Works and Days Thoughts About Depressed Americans
3.) A Certain Coarseness. We also are wearied by a certain crassness in American society in ways we have not seen before—or at least since the mid-19th century. Sorry, I don’t want my President joshing about the Special Olympics on Leno. I don’t want him on Leno at all in his perpetual PR mode. I don’t want him drawing out his picks for the final four on TV. I don’t want him paid for rewriting/revising/ condensing/whatever his earlier book while he’s supposed to be President, or ribbing Gordon Brown about his tennis game in patronizing fashion, or giving the British a pack of un-viewable DVDs after they, in exchange, offered a tasteful gift of historic importance.

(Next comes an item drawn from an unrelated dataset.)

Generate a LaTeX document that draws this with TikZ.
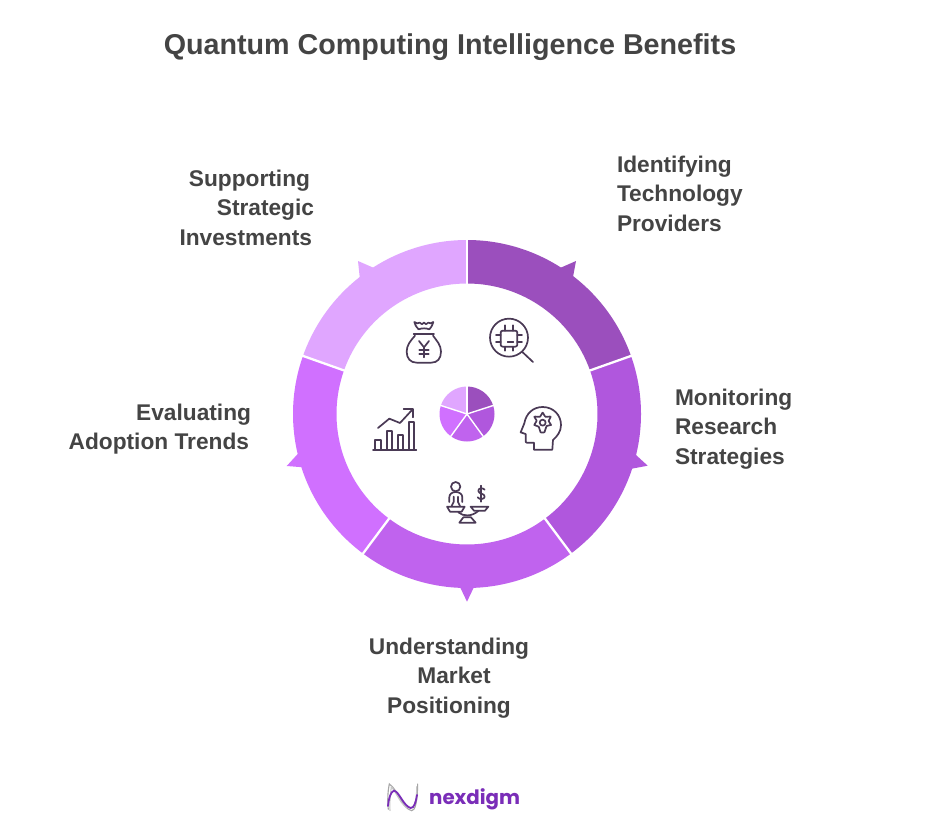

I was always an advocate of informality, of casualness, but now when on a plane, in a restaurant, at Starbucks, I am struck by the rare well-dressed person who does not crowd. How odd the extra-polite woman, who conducts herself with charm and grace at the counter, or the gentleman who opens doors, says excuse me, and whose intelligent conversation I enjoy listening in on—like a dew drop to someone thirsting in the desert. In contrast, when the punk walks by, with radio blaring, mumbling obscenities, flashing the ‘I’ll kill you’ stare,” it all leaves me in depression.
Worse still, on the opposite end of the scale, is the master of the universe who elbows his way onto a plane while he blares on the telephone and blocks the aisle. I feel creepy after walking through an electronics store and seeing some of the video game titles and covers.
In short, I don’t want to hear any more Viagra or Cialis ads, no more douche commercials—please no more talking heads about penises that are enlarging, hardening, stimulated on the public air waves.